ADT countered that the alarm likely did go off, Harper and Peterson said.
The legal team assembled a mountain of evidence they prepared to bring to trial, including some heavy-duty research.
The duo explained how they worked with more than a dozen focus groups that functioned as non-binding juries. They also hired a company that produced a 360-degree video presentation of the Lee house that was to be shown to a jury.
"That's what we'd tell (ADT lawyers)," Harper said. "You've got experts, but we've got facts."
The case was resolved out of court in October 2011, just as it was about to go to trial.
Enforcing the unenforceable
During legal proceedings, the Woodbury lawyers were able to get a piece of law clarified that they said also represented a pivotal point in the suit.

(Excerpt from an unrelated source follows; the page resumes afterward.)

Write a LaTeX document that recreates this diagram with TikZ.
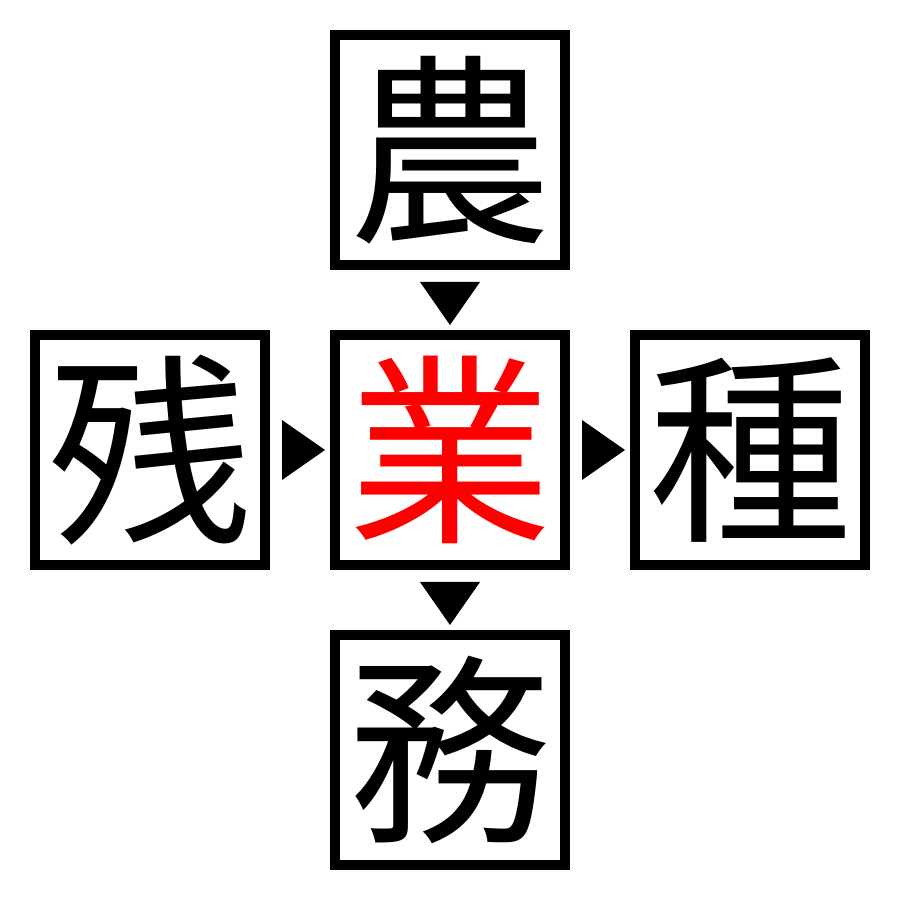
\documentclass[tikz,border=0pt]{standalone}
\usepackage{fontspec}
\usepackage{tikz}
\usetikzlibrary{positioning,calc}
\newfontfamily\kanji{Noto Sans CJK JP}

\begin{document}
\begin{tikzpicture}[node distance=0.6cm,
  every node/.style = {shape=rectangle,
    draw, line width=1mm, minimum size=2.3cm, inner sep=0pt,
    font=\kanji\fontsize{58}{58}\selectfont},
  arrowhead/.style = {fill=black},
 ]
 \useasboundingbox (0,0) rectangle (9,9);
 \node (gyo) at (4.5,4.5) {\textcolor{red}{業}};
 \node (nou) [above=of gyo] {農};
 \node (zan) [left=of gyo] {残};
 \node (shu) [right=of gyo] {種};
 \node (mu) [below=of gyo] {務};
 % arrowheads
 \fill[arrowhead] ($(zan.east)+(0.12,0.3)$) -- ($(zan.east)+(0.12,-0.3)$) -- ($(zan.east)+(0.55,0)$) -- cycle;
 \fill[arrowhead] ($(gyo.east)+(0.12,0.3)$) -- ($(gyo.east)+(0.12,-0.3)$) -- ($(gyo.east)+(0.55,0)$) -- cycle;
 \fill[arrowhead] ($(nou.south)+(-0.3,-0.12)$) -- ($(nou.south)+(0.3,-0.12)$) -- ($(nou.south)+(0,-0.55)$) -- cycle;
 \fill[arrowhead] ($(gyo.south)+(-0.3,-0.12)$) -- ($(gyo.south)+(0.3,-0.12)$) -- ($(gyo.south)+(0,-0.55)$) -- cycle;
\end{tikzpicture}
\end{document}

Peterson said ADT's contract called for a liability limitation that was capped at $500. If enforced by the courts, the limit meant ADT was only on the hook for a $500 settlement.
Judges regularly strike down challenges to those limits in cases of "ordinary negligence," Peterson explained. When intentional conduct is proven, those limits can be lifted by the courts, he said.
But he said the Lee case fell somewhere between "ordinary negligence" and intentional conduct, which required clarification from the courts.
"Did we need a higher degree of negligence?" Peterson said.
What the 8th U.S. Circuit Court of Appeals settled on was not to enforce the $500 limit if companies have knowledge of a danger and continue to act negligently, Peterson explained. He said the category was actually on the books, but had been absorbed into another part of the law, leaving the landscape "muddied," as the courts called it.
The Woodbury lawyers paved the way to "an exception of the enforcement," Peterson said. The decision also freed up the lawyers to pursue damages beyond the $500 ADT was offering.
Peterson said he hopes the decision will create an ongoing effect in other cases involving personal injury suits involving security companies.
"That's the kind of thing we hope was accomplished here," he said.
He and Harper said they might attempt to lobby Minnesota lawmakers to make that contract provision unenforceable in the state.
Security companies, Peterson said, "shouldn't be ones to hide behind security limitations."